GWEN IFILL: And, symbolically, this was the fruit of the sunshine policy, this idea which the North and South, the previous presidents of the North and South, could actually agree on something. Is that dead now?

CHARLES JACK PRITCHARD: I don’t think it’s dead, but we have got to watch it very closely.

As you rightly say, this was the product of the summit, the first summit between North and South in 2000, Kim Dae-jung and Kim Jong Il, and opened in 2004 and has been operating for about nine years now.

GWEN IFILL: So, is this provocation or pot-stirring, or both?

CHARLES JACK PRITCHARD: Well, there’s the interesting question.

If it were not for a precedent that was set in 2010 with the sinking of the Cheonan, the ship, South Korean ship, by the North Koreans and the artillery firing on the Yeonpyeong Island later in that year, you would say conventional wisdom says this will pass. There will be a return to normalcy.

But that precedent suggests that you must watch what’s going on. Will it turn worse?

GWEN IFILL: Now, this park, this particular complex, has been kind of a pawn in the geopolitical chess game before. It didn’t have any lasting effect, or did it?

CHARLES JACK PRITCHARD: No, it didn’t. About four years ago, the North Koreans did what they’re doing now, and they restricted access to South Korean workers.

Strangely enough, in 2010 with the sinking of the ship and the artillery firing, nothing happened at the Kaesong industrial complex. So now we’re back to saying, you know, what’s going on, how long will that last, what’s the impact and the political significance?

GWEN IFILL: Should anybody watching this be worried that, for instance, South Korean workers who now aren’t being allowed to cross the border to go home could be treated as hostages?

CHARLES JACK PRITCHARD: Well, that was a concern four years ago, but so far what we’re seeing today is the North Koreans restricting access in, but allowing South Koreans out. So right now, there’s not a hint of a hostage situation, but it’s something the South Koreans watch very carefully.

GWEN IFILL: Maybe in intra-Peninsula politics, this is a way of testing the new leader of South Korea?

CHARLES JACK PRITCHARD: Well, it’s interesting because, as you know, the South Koreans have a new president, Park Geun-hye, has been in office about five weeks so far.

So there’s a little bit of a testing, but it’s unusual, in the sense that the North Koreans hated the previous president, hard-line, and saw in the election of Madam Park the potential of a partner.
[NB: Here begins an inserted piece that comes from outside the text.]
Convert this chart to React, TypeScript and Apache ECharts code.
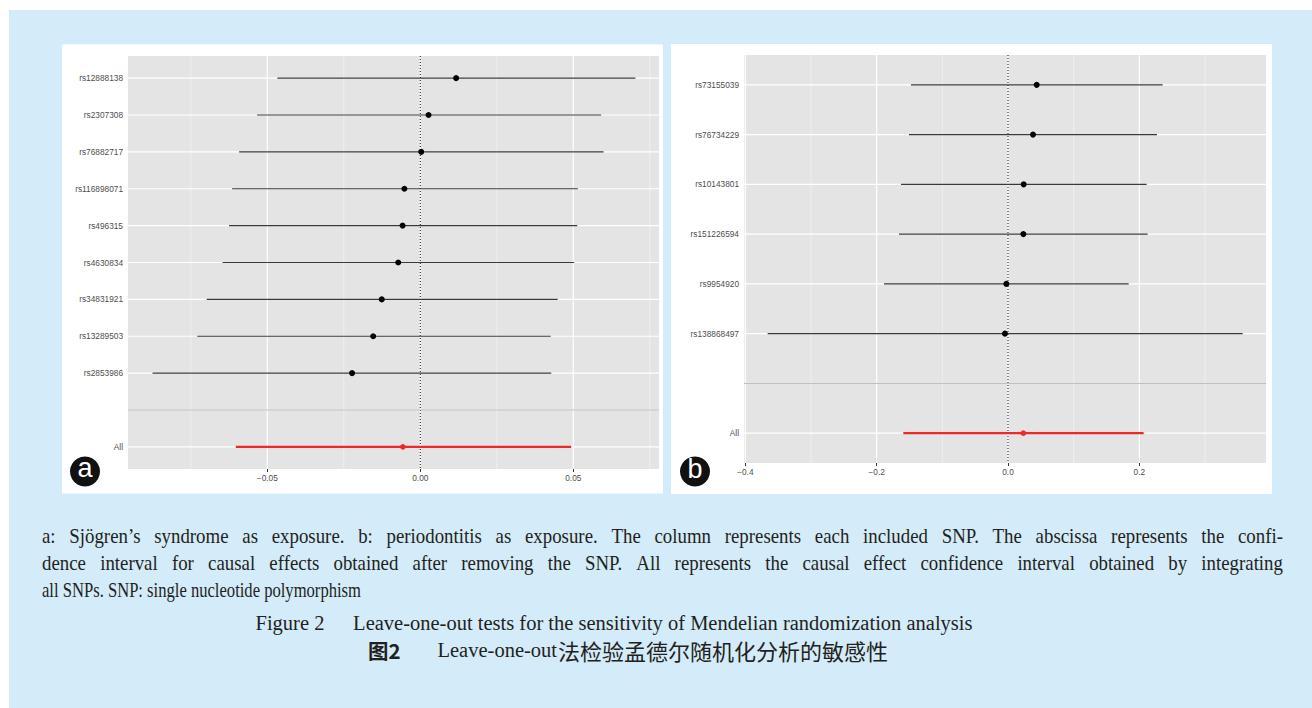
import React, { useEffect, useRef } from 'react';
import * as echarts from 'echarts';

// ---------- Panel a: Sjögren's syndrome as exposure ----------
const snpsA = ['rs12888138', 'rs2307308', 'rs76882717', 'rs116898071', 'rs496315', 'rs4630834', 'rs34831921', 'rs13289503', 'rs2853986'];
const estA = [0.0117, 0.0027, 0.0003, -0.0052, -0.0058, -0.0072, -0.0126, -0.0154, -0.0223];
const loA = [-0.0467, -0.0533, -0.0592, -0.0615, -0.0625, -0.0646, -0.0698, -0.0729, -0.0875];
const hiA = [0.0703, 0.0591, 0.0599, 0.0515, 0.0513, 0.0503, 0.0449, 0.0426, 0.0428];
const allA = [-0.0603, -0.0057, 0.0493]; // lower, estimate, upper
const ticksA = [-0.05, 0, 0.05];
const minorA = [-0.075, -0.025, 0.025, 0.075];

// ---------- Panel b: periodontitis as exposure ----------
const snpsB = ['rs73155039', 'rs76734229', 'rs10143801', 'rs151226594', 'rs9954920', 'rs138868497'];
const estB = [0.0437, 0.0381, 0.0239, 0.0234, -0.0025, -0.0046];
const loB = [-0.1477, -0.1508, -0.163, -0.166, -0.1888, -0.366];
const hiB = [0.2355, 0.2269, 0.2112, 0.2127, 0.1838, 0.3574];
const allB = [-0.1594, 0.0234, 0.2066];
const ticksB = [-0.4, -0.2, 0, 0.2];
const minorB = [-0.3, -0.1, 0.1, 0.3];

// ---------- Caption ----------
const captionLine1 = 'a: Sjögren’s syndrome as exposure. b: periodontitis as exposure. The column represents each included SNP. The abscissa represents the confi-';
const captionLine2 = 'dence interval for causal effects obtained after removing the SNP. All represents the causal effect confidence interval obtained by integrating';
const captionLine3 = 'all SNPs. SNP: single nucleotide polymorphism';
const titleEnLabel = 'Figure 2';
const titleEn = 'Leave-one-out tests for the sensitivity of Mendelian randomization analysis';
const titleZhLabel = '图2';
const titleZhLatin = 'Leave-one-out';
const titleZh = '法检验孟德尔随机化分析的敏感性';

const SERIF = '"Liberation Serif", "Noto Sans CJK SC", serif';
const CJK = '"Noto Sans CJK SC", sans-serif';
const SANS = '"Liberation Sans", Arial, sans-serif';
const CAP_SIZE = 20.5;
const CJK_SIZE = 22;
const WORD_SCALE = 0.92;
const CAP_COLOR = '#231f20';
const RED = '#ec2a26';

function measure(text: string, font: string): number {
  const ctx = document.createElement('canvas').getContext('2d')!;
  ctx.font = font;
  return ctx.measureText(text).width;
}

const capFont = (bold = false) => `${bold ? 'bold ' : ''}${CAP_SIZE}px "Liberation Serif", "Noto Sans CJK SC"`;

function capText(text: string, x: number, y: number, opts: any = {}): any {
  return {
    type: 'text',
    x,
    y,
    scaleX: opts.scaleX ?? 1,
    style: {
      text,
      fontSize: opts.fontSize ?? CAP_SIZE,
      fontFamily: opts.fontFamily ?? SERIF,
      fontWeight: opts.bold ? 'bold' : 'normal',
      fill: CAP_COLOR,
      textVerticalAlign: 'middle',
    },
  };
}

function justify(text: string, x0: number, x1: number, y: number): any[] {
  const font = capFont();
  const words = text.split(' ');
  const widths = words.map((w) => measure(w, font) * WORD_SCALE);
  const total = widths.reduce((a, b) => a + b, 0);
  const gap = (x1 - x0 - total) / (words.length - 1);
  const out: any[] = [];
  let x = x0;
  words.forEach((w, i) => {
    out.push(capText(w, x, y, { scaleX: WORD_SCALE }));
    x += widths[i] + gap;
  });
  return out;
}

function fmtX(v: number, dec: number): string {
  const s = (Math.abs(v) < 1e-9 ? 0 : v).toFixed(dec);
  return s.replace('-', '\u2212');
}

function buildPanel(
  idx: number,
  snps: string[],
  est: number[],
  lo: number[],
  hi: number[],
  all: number[],
  ticks: number[],
  minor: number[],
  dec: number,
  xmin: number,
  xmax: number
) {
  const labels = [...snps, '', 'All'];
  const rows = labels.length;
  const positions = labels.map((_, i) => i + 1);
  const sepPos = snps.length + 1;

  const xAxis = {
    type: 'value',
    gridIndex: idx,
    min: xmin,
    max: xmax,
    axisLine: { show: false },
    splitLine: { show: false },
    axisTick: { show: true, customValues: ticks, length: 3, lineStyle: { color: '#333', width: 1 } },
    axisLabel: {
      customValues: ticks,
      formatter: (v: number) => fmtX(v, dec),
      fontSize: 8.3,
      fontFamily: SANS,
      color: '#4d4d4d',
      margin: 5,
    },
  };
  const yAxis = {
    type: 'value',
    gridIndex: idx,
    inverse: true,
    min: 0.4,
    max: rows + 0.6,
    axisLine: { show: false },
    splitLine: { show: false },
    axisTick: { show: true, customValues: positions, length: 3, lineStyle: { color: '#333', width: 1 } },
    axisLabel: {
      customValues: positions,
      formatter: (v: number) => labels[Math.round(v) - 1] ?? '',
      fontSize: 8.3,
      fontFamily: SANS,
      color: '#4d4d4d',
      margin: 5,
    },
  };

  const backdrop = {
    type: 'custom',
    xAxisIndex: idx,
    yAxisIndex: idx,
    z: 1,
    silent: true,
    clip: false,
    data: [[0, 1]],
    renderItem: (params: any, api: any) => {
      const cs = params.coordSys;
      const children: any[] = [
        { type: 'rect', shape: { x: cs.x, y: cs.y, width: cs.width, height: cs.height }, style: { fill: '#e4e4e4' } },
      ];
      minor.forEach((v) => {
        const x = api.coord([v, 1])[0];
        children.push({ type: 'line', shape: { x1: x, y1: cs.y, x2: x, y2: cs.y + cs.height }, style: { stroke: '#f4f4f4', lineWidth: 0.7 } });
      });
      ticks.forEach((v) => {
        const x = api.coord([v, 1])[0];
        children.push({ type: 'line', shape: { x1: x, y1: cs.y, x2: x, y2: cs.y + cs.height }, style: { stroke: '#ffffff', lineWidth: 1.2 } });
      });
      positions.forEach((p) => {
        const y = api.coord([0, p])[1];
        children.push({ type: 'line', shape: { x1: cs.x, y1: y, x2: cs.x + cs.width, y2: y }, style: { stroke: '#ffffff', lineWidth: 1.2 } });
      });
      const x0 = api.coord([0, 1])[0];
      children.push({
        type: 'line',
        shape: { x1: x0, y1: cs.y, x2: x0, y2: cs.y + cs.height },
        style: { stroke: '#111', lineWidth: 1, lineDash: [1, 2] },
      });
      const ys = api.coord([0, sepPos])[1];
      children.push({ type: 'line', shape: { x1: cs.x, y1: ys, x2: cs.x + cs.width, y2: ys }, style: { stroke: '#b8b8b8', lineWidth: 1 } });
      return { type: 'group', children };
    },
  };

  const barRender = (color: string, width: number) => (params: any, api: any) => {
    const a = api.coord([api.value(0), api.value(2)]);
    const b = api.coord([api.value(1), api.value(2)]);
    return { type: 'line', shape: { x1: a[0], y1: a[1], x2: b[0], y2: b[1] }, style: { stroke: color, lineWidth: width } };
  };

  const bars = {
    type: 'custom',
    xAxisIndex: idx,
    yAxisIndex: idx,
    z: 3,
    silent: true,
    encode: { x: [0, 1], y: 2 },
    data: snps.map((_, i) => [lo[i], hi[i], i + 1]),
    renderItem: barRender('#3a3a3a', 1.1),
  };
  const allBar = {
    type: 'custom',
    xAxisIndex: idx,
    yAxisIndex: idx,
    z: 3,
    silent: true,
    encode: { x: [0, 1], y: 2 },
    data: [[all[0], all[2], rows]],
    renderItem: barRender(RED, 2.2),
  };
  const points = {
    type: 'scatter',
    xAxisIndex: idx,
    yAxisIndex: idx,
    z: 4,
    silent: true,
    symbolSize: 6,
    itemStyle: { color: '#000', opacity: 1 },
    data: est.map((e, i) => [e, i + 1]),
  };
  const allPoint = {
    type: 'scatter',
    xAxisIndex: idx,
    yAxisIndex: idx,
    z: 4,
    silent: true,
    symbolSize: 5.5,
    itemStyle: { color: RED, opacity: 1 },
    data: [[all[1], rows]],
  };
  return { xAxis, yAxis, series: [backdrop, bars, allBar, points, allPoint] };
}

export default function App() {
  const ref = useRef<HTMLDivElement>(null);

  useEffect(() => {
    if (!ref.current) return;
    const chart = echarts.init(ref.current, undefined, { renderer: 'svg' });

    const pa = buildPanel(0, snpsA, estA, loA, hiA, allA, ticksA, minorA, 2, -0.09552, 0.07801);
    const pb = buildPanel(1, snpsB, estB, loB, hiB, allB, ticksB, minorB, 1, -0.402, 0.3929);

    // English title line, centred
    const enW1 = measure(titleEnLabel, capFont());
    const enW2 = measure(titleEn, capFont());
    const enGap = CAP_SIZE * 1.4;
    const enX0 = 614 - (enW1 + enGap + enW2) / 2;

    // Chinese title line, centred
    const zhW1 = measure(titleZhLabel, `bold ${CAP_SIZE}px "Noto Sans CJK SC"`);
    const zhW2 = measure(titleZhLatin, capFont());
    const zhW3 = measure(titleZh, `${CJK_SIZE}px "Noto Sans CJK SC"`);
    const zhGap = CAP_SIZE * 1.8;
    const zhX0 = 628 - (zhW1 + zhGap + zhW2 + 1 + zhW3) / 2;

    const graphics: any[] = [
      { type: 'rect', shape: { x: 9, y: 10, width: 1303, height: 698 }, style: { fill: '#d4ebf9' } },
      { type: 'rect', shape: { x: 62, y: 44.5, width: 601, height: 449 }, style: { fill: '#ffffff' } },
      { type: 'rect', shape: { x: 671, y: 44, width: 601, height: 450 }, style: { fill: '#ffffff' } },
      { type: 'circle', shape: { cx: 85, cy: 471.5, r: 15 }, style: { fill: '#111' } },
      {
        type: 'text',
        x: 85,
        y: 468,
        style: { text: 'a', fontSize: 27, fontFamily: SANS, fill: '#fff', textAlign: 'center', textVerticalAlign: 'middle' },
      },
      { type: 'circle', shape: { cx: 695, cy: 471.5, r: 15 }, style: { fill: '#111' } },
      {
        type: 'text',
        x: 695,
        y: 469,
        style: { text: 'b', fontSize: 27, fontFamily: SANS, fill: '#fff', textAlign: 'center', textVerticalAlign: 'middle' },
      },
      ...justify(captionLine1, 42, 1283, 536),
      ...justify(captionLine2, 42, 1283, 563),
      capText(captionLine3, 42, 590, { scaleX: 0.81 }),
      capText(titleEnLabel, enX0, 623),
      capText(titleEn, enX0 + enW1 + enGap, 623),
      capText(titleZhLabel, zhX0, 650, { bold: true, fontFamily: CJK }),
      capText(titleZhLatin, zhX0 + zhW1 + zhGap, 650),
      capText(titleZh, zhX0 + zhW1 + zhGap + zhW2 + 1, 650, { fontFamily: CJK, fontSize: CJK_SIZE }),
    ];

    chart.setOption({
      animation: false,
      backgroundColor: '#ffffff',
      grid: [
        { left: 128, top: 56, width: 531, height: 413, show: false },
        { left: 744, top: 55, width: 522, height: 408, show: false },
      ],
      xAxis: [pa.xAxis, pb.xAxis],
      yAxis: [pa.yAxis, pb.yAxis],
      series: [...pa.series, ...pb.series],
      graphic: { elements: graphics },
    } as any);

    return () => chart.dispose();
  }, []);

  return <div ref={ref} style={{ position: 'absolute', left: 0, top: 0, width: 1312, height: 708 }} />;
}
But they’re not operating as though that’s their intent.

GWEN IFILL: Jay Carney, the president’s press secretary, was asked about this today on Air Force One and he said this is part of a familiar pattern.
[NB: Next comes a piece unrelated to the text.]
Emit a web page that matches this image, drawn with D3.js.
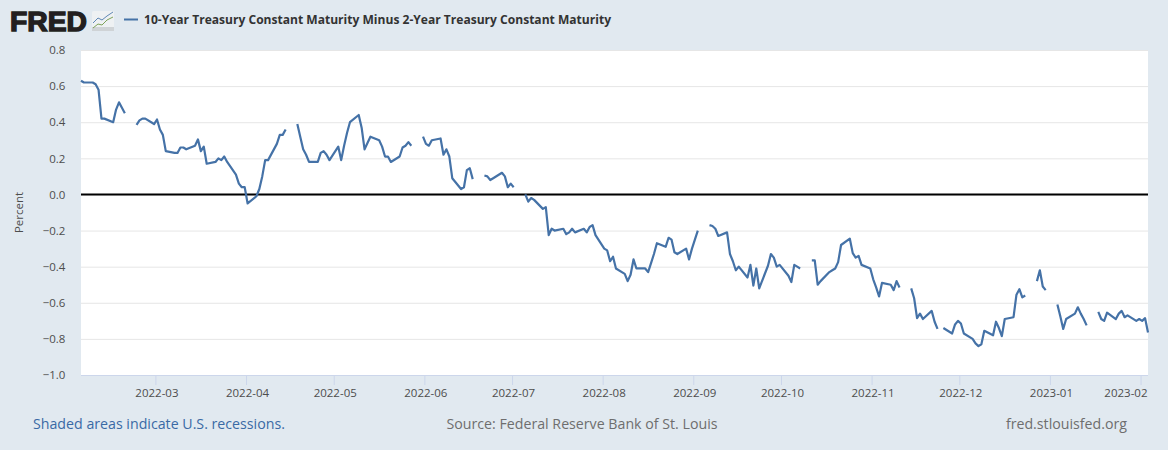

You have been following this pattern for some years. Does it feel different to you?

CHARLES JACK PRITCHARD: Well, as I say, the only difference is that precedent of almost three years ago.

Were it not for that, it would be a very familiar pattern. But you cannot assume that it will follow previous events and end up with a reduction of tensions and a return to normalcy.

GWEN IFILL: It doesn’t feel more dangerous to you?

CHARLES JACK PRITCHARD: Slightly more dangerous because you have a compounding of events that have taken place since December with the launch of a successful missile by North Korea, their nuclear test in February, the U.N. Security Council’s sanctions.

It’s come at a time where U.S. and South Korean annual exercises are taking place. So there are a lot of things that are making this slightly different and potentially more dangerous than we have seen in the past.

GWEN IFILL: At the very least, it seems like the rhetoric is more heated. Is China the solution? Is there a back-channel way to calm all this down?

CHARLES JACK PRITCHARD: Well, we certainly hope so.

We saw news reporting today that the Chinese vice minister has spoken separately to the U.S. ambassador, the North Korean ambassador and South Korean ambassador. That’s a good sign. There needs to be a pathway off of this rhetoric by North Koreas, and hopefully the Chinese can provide some effort in this regard.

GWEN IFILL: Ambassador Jack Pritchard, thank you so much.

CHARLES JACK PRITCHARD: My pleasure. Thank you.